Recall that a priority queue is a data structure with an element ordering (e.g. a
java.util.Comparator) that supports operations to add elements, and to pop (or peek at) the largest element. A reasonable implementation is with a resizable heap, which makes the add and pop operations logarithmic on the number of entries and the peek operation constant time.
For search algorithms, the beam heuristic (in one incarnation), restricts the queue to the best K elements (it’s a heuristic because it can result in search errors). This means a bounded priority queue, which has a fixed upper bound on size. The problem is that you can’t use a regular heap-based priority queue for this, because there’s no way to pop off the minimal element in less than linear time in the size of the heap.
You can use a fully sorted implementation, like
java.util.TreeSet, and that’s exactly what LingPipe’s
util.BoundedPriorityQueue does. But it’s inefficient, because the red-black tree underlying the set implementation does a whole lot of work, including allocating nodes.
Today’s review paper has the “right” algorithm to do bounded priority queues of fixed maximum sizes, which I implemented way back in LingPipe 2.4 in
- Atkinson, M.D., J.-R. Sack, N. Santoro and T. Strothotte. 1986. Min-max heaps and generalized priority queues.
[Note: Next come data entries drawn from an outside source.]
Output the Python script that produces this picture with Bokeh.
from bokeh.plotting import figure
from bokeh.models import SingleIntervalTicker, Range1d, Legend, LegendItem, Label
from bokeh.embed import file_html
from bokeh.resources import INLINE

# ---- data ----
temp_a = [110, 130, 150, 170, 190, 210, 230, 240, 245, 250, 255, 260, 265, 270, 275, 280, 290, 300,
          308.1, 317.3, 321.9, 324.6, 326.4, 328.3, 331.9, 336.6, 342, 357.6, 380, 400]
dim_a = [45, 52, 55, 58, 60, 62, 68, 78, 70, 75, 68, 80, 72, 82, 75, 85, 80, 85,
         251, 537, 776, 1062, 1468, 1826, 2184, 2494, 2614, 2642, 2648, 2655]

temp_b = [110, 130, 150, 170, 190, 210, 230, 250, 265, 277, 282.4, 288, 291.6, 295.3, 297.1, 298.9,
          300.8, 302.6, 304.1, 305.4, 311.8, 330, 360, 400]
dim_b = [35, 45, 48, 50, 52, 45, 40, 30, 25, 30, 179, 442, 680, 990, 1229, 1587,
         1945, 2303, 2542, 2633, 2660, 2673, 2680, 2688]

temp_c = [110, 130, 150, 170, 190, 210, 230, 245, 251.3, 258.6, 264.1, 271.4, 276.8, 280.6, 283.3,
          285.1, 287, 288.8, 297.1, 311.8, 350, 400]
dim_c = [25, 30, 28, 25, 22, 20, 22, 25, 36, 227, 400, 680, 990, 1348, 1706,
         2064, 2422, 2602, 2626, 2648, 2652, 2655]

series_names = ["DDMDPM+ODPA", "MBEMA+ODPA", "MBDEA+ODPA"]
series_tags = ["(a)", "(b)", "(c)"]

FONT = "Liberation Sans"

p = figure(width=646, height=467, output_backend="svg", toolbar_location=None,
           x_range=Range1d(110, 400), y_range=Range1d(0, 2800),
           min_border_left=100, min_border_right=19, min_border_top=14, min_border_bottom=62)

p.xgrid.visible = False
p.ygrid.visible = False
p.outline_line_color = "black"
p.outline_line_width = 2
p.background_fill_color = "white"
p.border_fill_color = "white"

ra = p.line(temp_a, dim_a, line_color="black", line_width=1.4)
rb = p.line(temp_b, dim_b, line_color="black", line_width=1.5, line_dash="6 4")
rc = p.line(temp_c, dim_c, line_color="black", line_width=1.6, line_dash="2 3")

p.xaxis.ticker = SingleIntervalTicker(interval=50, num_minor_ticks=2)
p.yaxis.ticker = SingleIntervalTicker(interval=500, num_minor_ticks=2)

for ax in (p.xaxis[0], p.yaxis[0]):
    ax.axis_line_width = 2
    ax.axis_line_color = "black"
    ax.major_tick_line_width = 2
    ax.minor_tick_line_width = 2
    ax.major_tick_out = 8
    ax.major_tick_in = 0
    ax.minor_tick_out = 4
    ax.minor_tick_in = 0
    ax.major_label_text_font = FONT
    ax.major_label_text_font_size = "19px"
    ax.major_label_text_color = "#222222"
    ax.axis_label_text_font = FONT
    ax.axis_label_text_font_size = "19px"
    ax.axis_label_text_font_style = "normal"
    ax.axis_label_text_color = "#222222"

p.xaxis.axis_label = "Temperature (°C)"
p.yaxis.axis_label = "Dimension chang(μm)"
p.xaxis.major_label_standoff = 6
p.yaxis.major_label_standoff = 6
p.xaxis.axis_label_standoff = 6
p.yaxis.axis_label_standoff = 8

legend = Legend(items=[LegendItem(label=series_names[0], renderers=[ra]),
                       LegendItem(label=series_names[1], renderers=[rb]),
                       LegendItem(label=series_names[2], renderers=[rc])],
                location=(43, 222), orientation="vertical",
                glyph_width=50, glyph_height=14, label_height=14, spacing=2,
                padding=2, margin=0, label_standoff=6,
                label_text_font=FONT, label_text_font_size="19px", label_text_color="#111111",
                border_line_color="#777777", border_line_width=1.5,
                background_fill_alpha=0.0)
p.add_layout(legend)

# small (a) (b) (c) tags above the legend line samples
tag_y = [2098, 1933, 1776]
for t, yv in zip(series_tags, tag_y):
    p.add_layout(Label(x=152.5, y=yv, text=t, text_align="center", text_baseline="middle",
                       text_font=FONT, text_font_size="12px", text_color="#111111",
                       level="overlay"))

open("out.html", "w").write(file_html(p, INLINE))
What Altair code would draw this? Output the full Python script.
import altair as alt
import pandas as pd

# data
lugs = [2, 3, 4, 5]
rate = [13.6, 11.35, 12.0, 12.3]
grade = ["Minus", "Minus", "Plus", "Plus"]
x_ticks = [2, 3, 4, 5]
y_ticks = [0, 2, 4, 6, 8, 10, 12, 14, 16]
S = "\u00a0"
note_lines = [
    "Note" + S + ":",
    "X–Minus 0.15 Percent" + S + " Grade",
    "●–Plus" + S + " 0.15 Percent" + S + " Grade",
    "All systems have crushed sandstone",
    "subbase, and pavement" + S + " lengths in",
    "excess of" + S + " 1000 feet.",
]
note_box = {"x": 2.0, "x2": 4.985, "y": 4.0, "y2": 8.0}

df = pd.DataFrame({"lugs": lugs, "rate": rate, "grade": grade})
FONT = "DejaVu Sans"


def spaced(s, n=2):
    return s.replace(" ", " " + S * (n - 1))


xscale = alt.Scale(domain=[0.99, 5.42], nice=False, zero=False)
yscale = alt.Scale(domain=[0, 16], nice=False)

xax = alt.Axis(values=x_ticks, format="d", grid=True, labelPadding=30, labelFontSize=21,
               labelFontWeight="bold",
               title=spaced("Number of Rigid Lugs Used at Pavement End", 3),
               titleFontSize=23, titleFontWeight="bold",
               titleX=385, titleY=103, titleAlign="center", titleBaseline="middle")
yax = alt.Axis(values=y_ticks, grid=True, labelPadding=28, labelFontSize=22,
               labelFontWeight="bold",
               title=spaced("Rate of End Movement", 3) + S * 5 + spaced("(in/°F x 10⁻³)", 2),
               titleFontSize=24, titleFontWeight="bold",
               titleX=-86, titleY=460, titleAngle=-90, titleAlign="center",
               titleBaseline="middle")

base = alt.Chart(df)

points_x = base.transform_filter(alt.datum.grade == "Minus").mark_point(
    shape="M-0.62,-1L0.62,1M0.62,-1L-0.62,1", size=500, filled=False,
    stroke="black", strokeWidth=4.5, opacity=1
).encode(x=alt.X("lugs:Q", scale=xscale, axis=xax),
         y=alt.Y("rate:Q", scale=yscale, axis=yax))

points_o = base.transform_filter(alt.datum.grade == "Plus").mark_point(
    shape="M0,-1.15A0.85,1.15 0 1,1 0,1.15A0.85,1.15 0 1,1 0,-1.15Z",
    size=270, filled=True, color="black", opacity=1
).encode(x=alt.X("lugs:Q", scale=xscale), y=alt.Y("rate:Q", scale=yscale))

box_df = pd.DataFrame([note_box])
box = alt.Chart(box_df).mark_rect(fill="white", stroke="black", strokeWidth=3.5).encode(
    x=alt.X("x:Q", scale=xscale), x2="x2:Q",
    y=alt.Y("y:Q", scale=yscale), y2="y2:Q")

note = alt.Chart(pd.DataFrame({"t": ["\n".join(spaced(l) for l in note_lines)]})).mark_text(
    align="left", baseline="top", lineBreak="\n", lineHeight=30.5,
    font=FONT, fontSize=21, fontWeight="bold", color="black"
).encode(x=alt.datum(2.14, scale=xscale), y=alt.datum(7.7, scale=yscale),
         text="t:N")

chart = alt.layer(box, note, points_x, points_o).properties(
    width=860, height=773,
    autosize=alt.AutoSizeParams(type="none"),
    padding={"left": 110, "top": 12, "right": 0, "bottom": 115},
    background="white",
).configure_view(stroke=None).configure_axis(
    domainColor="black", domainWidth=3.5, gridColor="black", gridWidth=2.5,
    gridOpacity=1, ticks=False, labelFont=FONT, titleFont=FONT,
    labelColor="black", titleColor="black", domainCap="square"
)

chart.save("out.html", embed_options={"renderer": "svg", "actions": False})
Communications of the ACM 29(10):996-1000.
The usual heap is a binary tree satisfying the heap property, namely that each element is larger than all of its descendants. It’s faster than fully ordering, because of the reduced requirement on sorting all elements.
A min-max heap is like a heap where every other level in the binary tree satisfies the heap property, with the root being the largest element in the queue, and the two daughters of the root being the two smallest elements in the queue, and so on down, alternating greater or lesser at each level. With this arrangement of nodes, getting either the largest or smallest element is constant time. The bubble-up portion of the min-max heap algorithm is very similar to that of the heap algorithm, only with a lot of grand-daughter/grand-mother computations in the tree rather than simple mother/daughter computations. Because its backed by an array, it doesn’t require any allocation of node objects on the fly. It would be possible to resize such a min-max heap, but the basic version was plenty twisty to code on its own.
A related algorithm is the double-ended priority queue, which basically keeps two tree structures overlayed on top of each other, one for the largest-to-smallest and one for the reverse ordering. It’s a better algorithm if you need intervals, which for some reason
java.util.SortedSet requires. I’ve just extended LingPipe’s priority queues to implemented
SortedSet, but I had to punt on the dynamic views returned by the
For auto-complete, I also just added a small bounded priority queue for accumulating results, because bubble-sort‘s much faster for small sets than all the tree-fiddling in tree sets.